Prayer is merely wishing, and if you actually believe that God has a plan for everything, then what are you praying for? If you don’t know how to help, ask. If they need money and you don’t have it, see if there is anything else you can do.I’m sure they understand being broke, because they are there as well.
Maybe you could pray that God gives you a shitload of money so you could lend them some, or you could go to your church and see if they can help out in any way. They probably won’t, because unless it’s a tithing member of said church, they usually don’t have a lot of use for poor people.
I said “probably” and “usually”. I know that your church isn’t like the other churches. It stands for everything that Jesus stood for, and that is nothing but peace and love. Your church doesn’t even follow the Old Testament, that’s how progressive they are.

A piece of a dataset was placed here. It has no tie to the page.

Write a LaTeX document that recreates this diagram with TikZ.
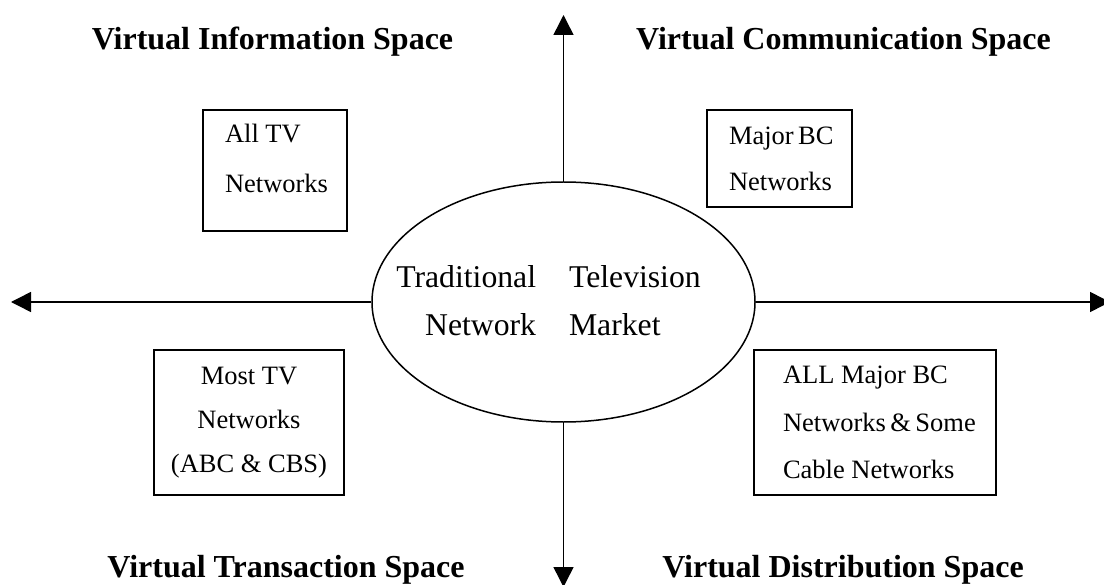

My point here isn’t that you should feel obligated to help. What I’m trying to get across is that instead of clicking the emoji for prayer, try typing the words out and use the person’s name before leaving the conversation for greener pastures. Maybe that’s what they need is to know that you actually care. You could also just leave and get on with your life. You can’t help everyone, and maybe you just exhausted your resources. Whatever.
Better yet, start a conversation. That’s been a great help to a lot of people. Just knowing that you aren’t alone is sometimes enough to make something horrible seem a little more bearable. You’ll probably feel a lot better yourself.